I got a question the other day about SEO and what people should be doing to their websites.
Well, there is a lot you can do. Like adjusting title tags, adding keyword rich content, adding video and photos, making sure that their is a 301 Redirect to your www, etc so the search engines see only one site, etc…
But I always like to let the experts do the talking so I head on over to seomoz.org and find out what the smart SEO guys are doing.
There’s a lot of great information – especially the Beginner’s Checklist for Small Business.
But one of the best parts of SEOmoz.org is the survey from SEO experts in the field on Search Engine Ranking.
1. Keyword Focused Anchor Text from External Links – 73% High Importance
What does that mean? In plain English, this means that websites that link to your website are using real words to describe your website and linking to it.
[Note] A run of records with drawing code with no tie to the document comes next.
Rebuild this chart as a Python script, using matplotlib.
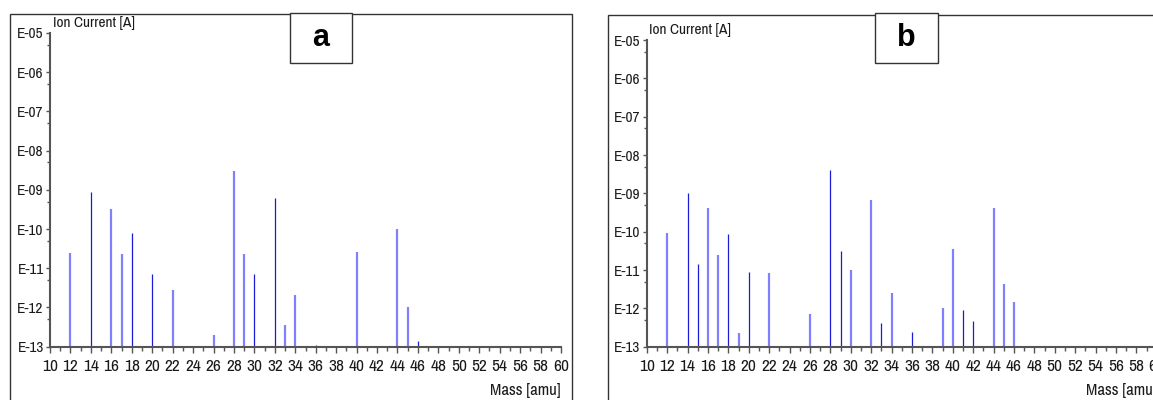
import matplotlib
matplotlib.use("Agg")
import matplotlib.pyplot as plt
import numpy as np
from matplotlib.patches import Rectangle
from matplotlib.ticker import FixedLocator, FuncFormatter, MultipleLocator
import matplotlib.transforms as mtransforms
from matplotlib import font_manager

# pick a narrow font if one is available
narrow_family = None
narrow_stretch = 'normal'
for f in font_manager.fontManager.ttflist:
    if 'Narrow' in f.name or 'Condensed' in f.name:
        narrow_family = f.name
        break
if narrow_family is None:
    narrow_family = 'DejaVu Sans'
    narrow_stretch = 'condensed'

plt.rcParams['font.family'] = [narrow_family, 'DejaVu Sans']
plt.rcParams['font.stretch'] = narrow_stretch
plt.rcParams['font.weight'] = 'bold'

# ---- data (log10 of ion current) ----
mass_a = [12, 14, 16, 17, 18, 20, 22, 26, 28, 29, 30, 32, 33, 34, 36, 40, 44, 45, 46]
logI_a = [-10.61, -9.05, -9.49, -10.64, -10.10, -11.15, -11.56, -12.71, -8.51, -10.64,
          -11.15, -9.22, -12.44, -11.69, -12.96, -10.58, -10.0, -12.0, -12.86]
tone_a = ['l', 'd', 'l', 'l', 'd', 'd', 'l', 'l', 'l', 'l', 'd', 'd', 'l', 'l', 'd', 'l', 'l', 'l', 'd']

mass_b = [12, 14, 15, 16, 17, 18, 19, 20, 22, 26, 28, 29, 30, 32, 33, 34, 36, 39, 40, 41, 42, 44, 45, 46]
logI_b = [-10.03, -9.0, -10.84, -9.38, -10.61, -10.06, -12.65, -11.05, -11.09, -12.14, -8.39,
          -10.50, -11.01, -9.17, -12.38, -11.60, -12.62, -12.0, -10.46, -12.04, -12.34, -9.38,
          -11.36, -11.83]
tone_b = ['l', 'd', 'd', 'l', 'l', 'd', 'l', 'd', 'l', 'l', 'd', 'd', 'l', 'l', 'd', 'l', 'd',
          'l', 'l', 'd', 'd', 'l', 'l', 'l']

y_ticks = [1e-13, 1e-12, 1e-11, 1e-10, 1e-9, 1e-8, 1e-7, 1e-6, 1e-5]
y_labels = ['E-13', 'E-12', 'E-11', 'E-10', 'E-09', 'E-08', 'E-07', 'E-06', 'E-05']
x_ticks = list(range(10, 61, 2))

W, H = 1153, 400
fig = plt.figure(figsize=(W / 100, H / 100), dpi=100)

LIGHT = '#8080ff'
DARK = '#1c1cd8'
AX_COL = '#555555'
TXT = '#1a1a1a'


def fx(px):
    return px / W


def fy(py):
    return 1 - py / H


def panel(left_px, right_px, top_px, bottom_px, mass, logI, tone):
    ax = fig.add_axes([fx(left_px), fy(bottom_px), fx(right_px - left_px), (bottom_px - top_px) / H])
    ax.set_yscale('log')
    ax.set_xlim(10, 60)
    ax.set_ylim(1e-13, 1e-5)
    for m, v, t in zip(mass, logI, tone):
        if t == 'l':
            ax.vlines(m, 1e-13, 10 ** v, color=LIGHT, lw=1.6, zorder=2)
        else:
            ax.vlines(m, 1e-13, 10 ** v, color=DARK, lw=0.9, zorder=2)
    for s in ['top', 'right']:
        ax.spines[s].set_visible(False)
    for s in ['left', 'bottom']:
        ax.spines[s].set_color(AX_COL)
        ax.spines[s].set_linewidth(1.5)
    ax.yaxis.set_major_locator(FixedLocator(y_ticks))
    ax.set_yticklabels(y_labels)
    ax.yaxis.set_minor_locator(FixedLocator([5 * t for t in y_ticks[:-1]]))
    ax.yaxis.set_minor_formatter(FuncFormatter(lambda v, p: ''))
    ax.xaxis.set_major_locator(FixedLocator(x_ticks))
    ax.set_xticklabels([str(t) for t in x_ticks])
    ax.xaxis.set_minor_locator(MultipleLocator(1))
    ax.tick_params(axis='y', which='major', length=3, width=1, color=AX_COL, pad=1.5,
                   labelsize=11, labelcolor=TXT)
    ax.tick_params(axis='y', which='minor', length=2, width=1, color=AX_COL)
    ax.tick_params(axis='x', which='major', length=4.5, width=1, color=AX_COL, pad=4.5,
                   labelsize=12.5, labelcolor=TXT)
    ax.tick_params(axis='x', which='minor', length=3, width=1, color=AX_COL)
    off = mtransforms.offset_copy(ax.transAxes, fig=fig, x=2, y=4, units='points')
    ax.text(0.0, 1.0, 'Ion Current [A]', transform=off, fontsize=11, ha='left',
            va='baseline', color=TXT)
    off2 = mtransforms.offset_copy(ax.transAxes, fig=fig, x=0, y=-35, units='points')
    ax.text(1.0, 0.0, 'Mass [amu]', transform=off2, fontsize=12, ha='right',
            va='baseline', color=TXT)
    return ax


panel(50, 561, 33, 346.7, mass_a, logI_a, tone_a)
panel(646.7, 1156.7, 40, 346.7, mass_b, logI_b, tone_b)

# outer frames
fig.patches.append(Rectangle((fx(10), -0.05), fx(572 - 10), fy(14) + 0.05, transform=fig.transFigure,
                             fill=False, ec='#333333', lw=1.0))
fig.patches.append(Rectangle((fx(608), -0.05), fx(1200 - 608), fy(15) + 0.05, transform=fig.transFigure,
                             fill=False, ec='#333333', lw=1.0))

# label boxes
for x0, x1, lab in [(290, 352, 'a'), (875, 938, 'b')]:
    fig.patches.append(Rectangle((fx(x0), fy(63)), fx(x1 - x0), 50 / H, transform=fig.transFigure,
                                 fc='white', ec='#333333', lw=1.0, zorder=5))
    fig.text(fx((x0 + x1) / 2), fy(38), lab, ha='center', va='center', fontsize=22,
             fontweight='bold', family=['Liberation Sans', 'DejaVu Sans'], stretch='normal', zorder=6)

fig.savefig('out.png', dpi=100)
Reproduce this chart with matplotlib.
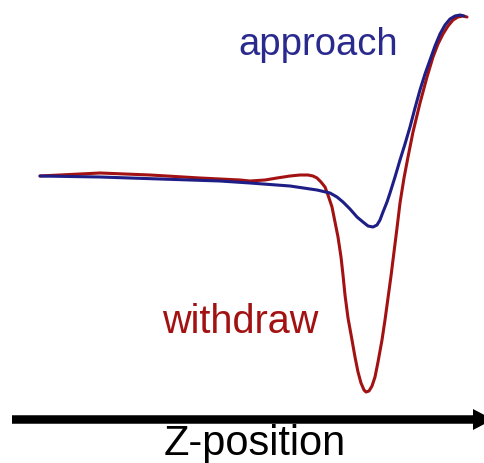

Example: Chas Grundy has a great blog called “Bread Year” (he’s making bread for a year because of resolution. Don’t ask me about it. Ask Chas.) Anyway, if I link to his site it would be great if I made a link like this – Check out Bread Year or this Chas’ Bread Making Site. But if I do this, Check out Chas’ BreadYear.com by clicking here.
The search engines don’t know what “click here” means but they do know it is a link. They give more power to the “keyword focused anchor text” link.
2. External Link Popularity is 71% High Importance.
This is something I preach over and over to people. The more links you get, the better off your site is. It’s not easy to get links but it’s worth it in the long run. And buying Google Adwords does not get you links. And don’t buy from “link farms” either, they will hurt you as well. You may win in the short run – as a friend of mine did when he got himself mentioned quite a bit on a social network – but as soon as Yahoo! downgraded the value of his links, his ranking position fell on the Search Engine Results Page.
How I try and get links every day is by writing good content (which is difficult), commenting on other people’s blogs (some of these won’t count but leave a link anyway), and working social networks. Putting links on any directory you can find – that is legitimate is good as well.
3. Diversity of Link Sources – 67% high importance.
This happens a lot at Notre Dame. One site I reviewed the other day had over 3000 inbound links. Yeah, that’s good stuff. Not really. If you take away the inbound links from the domain nd.edu, they dropped to just over 200. That’s why they weren’t being found in search. They didn’t have a lot of outside links from our domain or any other domains. Good content will get you diverse links.
4. Keyword Use Anywhere in the Title Tag – 66% high importance.
The fortunate thing about this is that it is easy to do. The title tags are the line in the very top of the browser.
Putting in keyword rich title tags can help you get found. Like one of the sites I reviewed the other day, had several keywords in the title tag and it made them number one in search on search.nd.edu organically. Even though there were several sites on campus that should have been beating them out.
Putting things like “Welcome to my Site” is worthless to Google. Maybe you are asking “how do I know what keywords to use?”.
If you are using Google Analytics, you can go into there and look at the search engine results. It will tell you the keywords that people are using to find your website.
If you want to be found for keywords that you think people might be putting into search fields, write all the words down and then use Google’s External Keyword Tool to see if people are really using those terms.